**Aim:** Report all lines from the entries below in which "matplotlib" appears.

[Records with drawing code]
************

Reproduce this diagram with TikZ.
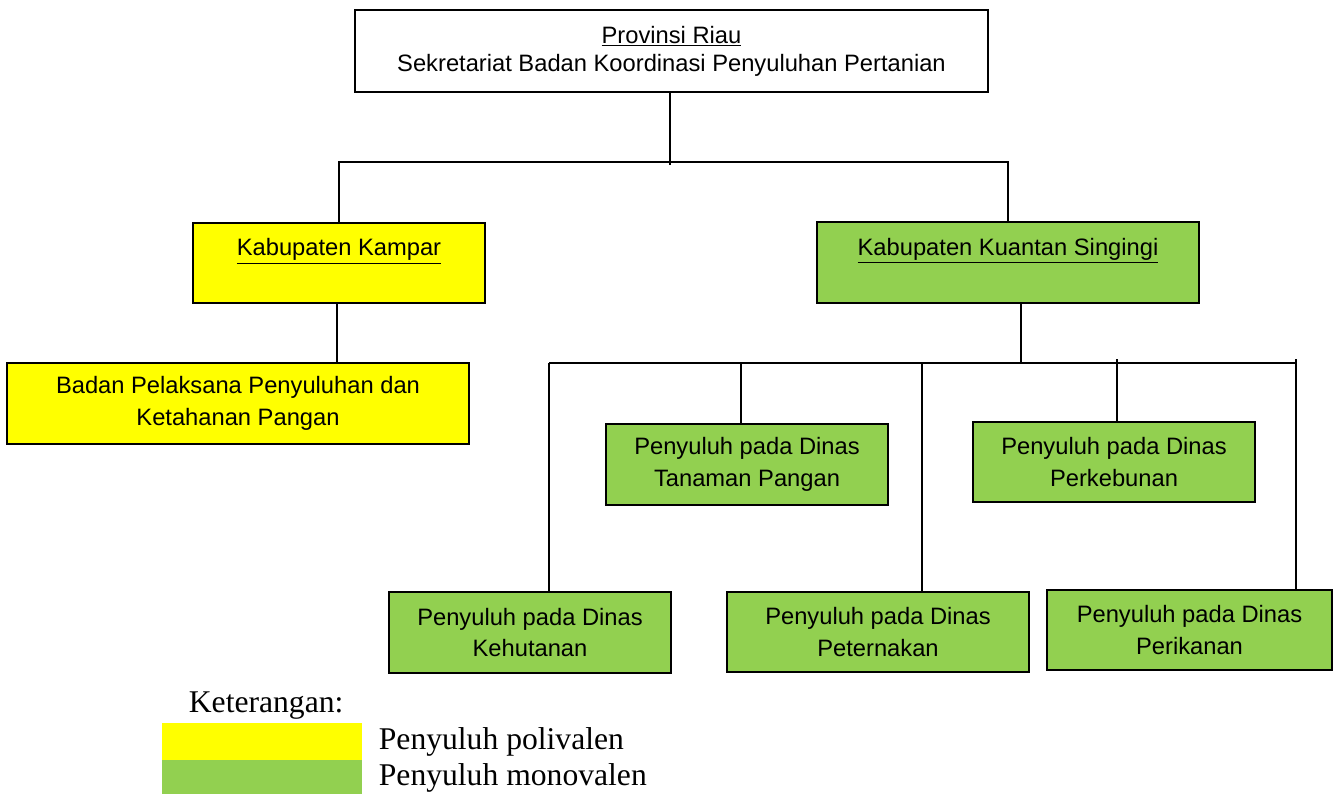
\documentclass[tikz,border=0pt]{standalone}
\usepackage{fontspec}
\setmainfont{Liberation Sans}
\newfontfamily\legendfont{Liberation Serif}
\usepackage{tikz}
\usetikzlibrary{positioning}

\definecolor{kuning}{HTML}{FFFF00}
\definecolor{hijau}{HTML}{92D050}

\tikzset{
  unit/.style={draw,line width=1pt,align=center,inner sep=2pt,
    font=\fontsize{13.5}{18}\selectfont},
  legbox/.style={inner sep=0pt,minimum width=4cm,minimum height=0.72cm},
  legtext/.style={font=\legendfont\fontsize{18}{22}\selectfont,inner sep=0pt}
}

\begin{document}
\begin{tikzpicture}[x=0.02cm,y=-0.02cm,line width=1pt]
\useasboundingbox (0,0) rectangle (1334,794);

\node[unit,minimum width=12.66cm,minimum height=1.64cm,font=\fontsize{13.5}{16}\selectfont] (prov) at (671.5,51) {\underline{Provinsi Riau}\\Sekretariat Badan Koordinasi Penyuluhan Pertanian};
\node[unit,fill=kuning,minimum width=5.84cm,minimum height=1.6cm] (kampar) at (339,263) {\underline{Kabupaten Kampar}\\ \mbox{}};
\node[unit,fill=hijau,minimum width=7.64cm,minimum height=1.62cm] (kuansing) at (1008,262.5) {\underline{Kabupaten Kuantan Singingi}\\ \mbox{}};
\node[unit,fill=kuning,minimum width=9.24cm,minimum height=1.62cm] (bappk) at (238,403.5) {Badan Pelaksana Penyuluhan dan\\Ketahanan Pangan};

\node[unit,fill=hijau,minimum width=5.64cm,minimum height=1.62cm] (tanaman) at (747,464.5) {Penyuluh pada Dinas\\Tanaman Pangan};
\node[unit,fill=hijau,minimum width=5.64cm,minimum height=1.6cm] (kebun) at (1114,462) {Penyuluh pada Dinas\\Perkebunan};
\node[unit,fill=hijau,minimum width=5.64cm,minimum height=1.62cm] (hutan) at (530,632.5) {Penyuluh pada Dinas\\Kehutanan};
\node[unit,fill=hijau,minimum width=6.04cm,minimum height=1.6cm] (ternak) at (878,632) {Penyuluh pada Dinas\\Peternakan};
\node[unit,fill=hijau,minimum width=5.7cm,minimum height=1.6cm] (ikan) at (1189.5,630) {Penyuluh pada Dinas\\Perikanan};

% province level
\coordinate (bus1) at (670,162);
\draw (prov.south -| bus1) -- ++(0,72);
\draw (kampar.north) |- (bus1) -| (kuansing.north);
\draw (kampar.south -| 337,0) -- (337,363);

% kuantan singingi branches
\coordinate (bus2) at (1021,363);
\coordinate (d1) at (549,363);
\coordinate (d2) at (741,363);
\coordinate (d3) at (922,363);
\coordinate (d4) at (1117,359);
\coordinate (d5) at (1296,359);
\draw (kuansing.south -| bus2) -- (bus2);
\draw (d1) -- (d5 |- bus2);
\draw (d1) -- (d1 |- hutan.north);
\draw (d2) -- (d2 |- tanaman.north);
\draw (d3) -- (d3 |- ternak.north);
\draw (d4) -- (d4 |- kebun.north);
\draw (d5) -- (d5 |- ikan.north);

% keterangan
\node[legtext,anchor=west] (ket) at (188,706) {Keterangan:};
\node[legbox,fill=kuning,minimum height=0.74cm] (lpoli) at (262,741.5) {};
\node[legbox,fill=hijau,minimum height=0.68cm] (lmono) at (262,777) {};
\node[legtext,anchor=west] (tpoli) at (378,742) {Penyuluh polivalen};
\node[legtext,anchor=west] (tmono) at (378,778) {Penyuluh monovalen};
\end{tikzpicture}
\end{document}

************

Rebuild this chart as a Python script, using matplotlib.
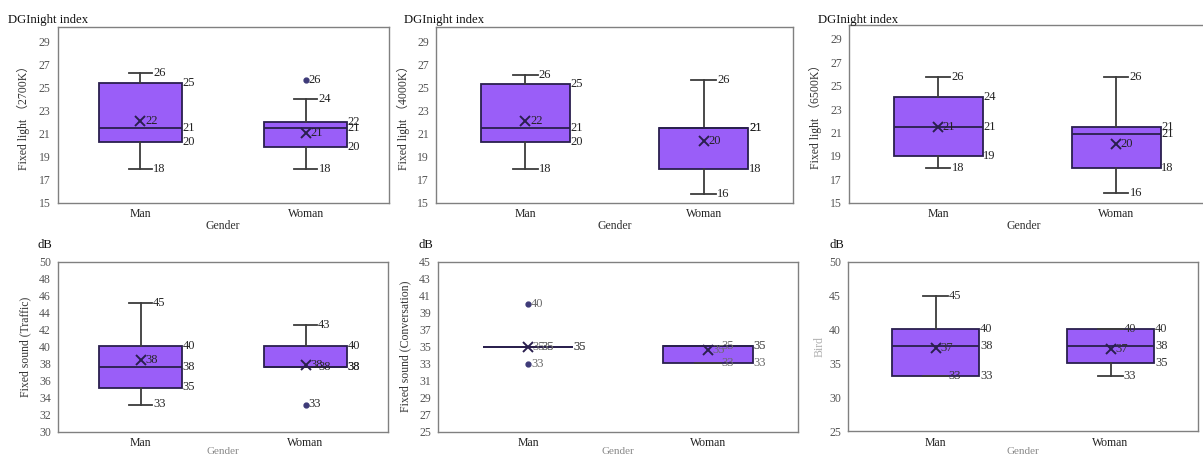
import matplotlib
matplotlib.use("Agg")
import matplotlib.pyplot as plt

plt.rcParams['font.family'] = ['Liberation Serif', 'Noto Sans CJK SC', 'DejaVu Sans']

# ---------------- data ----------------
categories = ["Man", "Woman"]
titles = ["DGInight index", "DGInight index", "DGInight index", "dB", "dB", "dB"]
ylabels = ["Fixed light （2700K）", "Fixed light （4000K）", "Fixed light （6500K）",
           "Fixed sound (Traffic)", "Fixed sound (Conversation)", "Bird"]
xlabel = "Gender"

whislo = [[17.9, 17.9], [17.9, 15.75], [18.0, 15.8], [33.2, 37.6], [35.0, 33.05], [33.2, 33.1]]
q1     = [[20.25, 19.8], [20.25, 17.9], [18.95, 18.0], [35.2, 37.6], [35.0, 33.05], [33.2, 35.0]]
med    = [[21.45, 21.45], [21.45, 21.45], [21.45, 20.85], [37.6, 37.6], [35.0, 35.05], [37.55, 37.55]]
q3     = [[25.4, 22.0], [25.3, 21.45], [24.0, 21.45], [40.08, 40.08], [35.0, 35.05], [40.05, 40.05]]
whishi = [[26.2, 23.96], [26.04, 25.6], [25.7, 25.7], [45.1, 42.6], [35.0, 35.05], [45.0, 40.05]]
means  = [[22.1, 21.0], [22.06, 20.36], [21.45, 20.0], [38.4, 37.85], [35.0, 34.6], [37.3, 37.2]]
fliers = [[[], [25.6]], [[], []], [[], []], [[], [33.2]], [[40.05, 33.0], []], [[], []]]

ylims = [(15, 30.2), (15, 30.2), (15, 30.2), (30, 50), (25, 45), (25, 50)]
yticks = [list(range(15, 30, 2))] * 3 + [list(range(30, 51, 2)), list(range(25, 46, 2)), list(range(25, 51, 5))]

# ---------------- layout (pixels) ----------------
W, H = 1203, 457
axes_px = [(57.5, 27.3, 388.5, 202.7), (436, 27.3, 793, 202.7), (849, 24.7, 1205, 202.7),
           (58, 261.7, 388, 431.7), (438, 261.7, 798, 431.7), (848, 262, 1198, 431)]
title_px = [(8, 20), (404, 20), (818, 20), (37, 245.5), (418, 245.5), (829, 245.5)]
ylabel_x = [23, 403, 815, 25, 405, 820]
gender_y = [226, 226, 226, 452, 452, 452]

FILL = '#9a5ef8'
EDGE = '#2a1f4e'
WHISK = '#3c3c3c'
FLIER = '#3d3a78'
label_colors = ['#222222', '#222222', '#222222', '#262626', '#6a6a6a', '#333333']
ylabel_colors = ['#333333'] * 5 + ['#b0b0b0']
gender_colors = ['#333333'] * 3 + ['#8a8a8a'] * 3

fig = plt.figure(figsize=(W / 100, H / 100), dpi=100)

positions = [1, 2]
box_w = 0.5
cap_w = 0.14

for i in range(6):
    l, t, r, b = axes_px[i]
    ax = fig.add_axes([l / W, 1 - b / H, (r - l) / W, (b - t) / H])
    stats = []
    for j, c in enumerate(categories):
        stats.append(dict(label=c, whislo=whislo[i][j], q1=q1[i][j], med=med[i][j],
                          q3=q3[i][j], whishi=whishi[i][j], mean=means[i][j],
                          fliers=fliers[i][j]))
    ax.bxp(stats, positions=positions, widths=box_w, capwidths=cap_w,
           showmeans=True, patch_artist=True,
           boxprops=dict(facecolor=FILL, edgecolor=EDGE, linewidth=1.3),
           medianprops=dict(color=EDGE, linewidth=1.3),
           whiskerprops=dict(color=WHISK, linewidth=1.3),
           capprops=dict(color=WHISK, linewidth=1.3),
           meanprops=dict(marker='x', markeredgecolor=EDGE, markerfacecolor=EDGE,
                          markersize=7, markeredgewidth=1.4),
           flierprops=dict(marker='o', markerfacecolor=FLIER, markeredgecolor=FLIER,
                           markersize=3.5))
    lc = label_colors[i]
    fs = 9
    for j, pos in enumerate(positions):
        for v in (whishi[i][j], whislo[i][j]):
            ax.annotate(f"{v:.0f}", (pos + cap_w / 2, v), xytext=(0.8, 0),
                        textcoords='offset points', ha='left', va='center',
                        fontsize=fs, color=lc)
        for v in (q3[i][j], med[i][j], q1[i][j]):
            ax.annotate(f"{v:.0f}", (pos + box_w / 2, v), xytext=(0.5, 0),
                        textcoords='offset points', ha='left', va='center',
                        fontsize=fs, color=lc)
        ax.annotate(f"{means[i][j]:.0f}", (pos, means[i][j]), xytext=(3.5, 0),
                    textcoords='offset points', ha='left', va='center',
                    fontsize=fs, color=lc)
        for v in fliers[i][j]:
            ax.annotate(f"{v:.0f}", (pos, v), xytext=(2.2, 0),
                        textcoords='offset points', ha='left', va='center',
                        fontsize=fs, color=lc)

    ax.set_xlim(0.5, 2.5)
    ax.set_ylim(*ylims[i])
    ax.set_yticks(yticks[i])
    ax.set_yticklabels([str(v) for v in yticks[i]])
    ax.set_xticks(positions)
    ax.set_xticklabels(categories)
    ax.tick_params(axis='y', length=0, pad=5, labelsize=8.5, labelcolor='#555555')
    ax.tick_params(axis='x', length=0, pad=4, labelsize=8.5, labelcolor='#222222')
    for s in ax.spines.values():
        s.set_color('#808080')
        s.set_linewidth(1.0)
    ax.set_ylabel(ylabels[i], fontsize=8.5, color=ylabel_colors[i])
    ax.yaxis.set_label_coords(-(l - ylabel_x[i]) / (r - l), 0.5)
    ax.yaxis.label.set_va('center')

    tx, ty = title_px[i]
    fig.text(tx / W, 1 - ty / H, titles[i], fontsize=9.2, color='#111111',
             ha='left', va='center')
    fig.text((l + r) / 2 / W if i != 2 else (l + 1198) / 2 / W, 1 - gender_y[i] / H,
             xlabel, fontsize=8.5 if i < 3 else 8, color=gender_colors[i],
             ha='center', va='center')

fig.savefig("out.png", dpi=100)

************

**The solution:**
Rebuild this chart as a Python script, using matplotlib.
import matplotlib
matplotlib.use("Agg")
import matplotlib.pyplot as plt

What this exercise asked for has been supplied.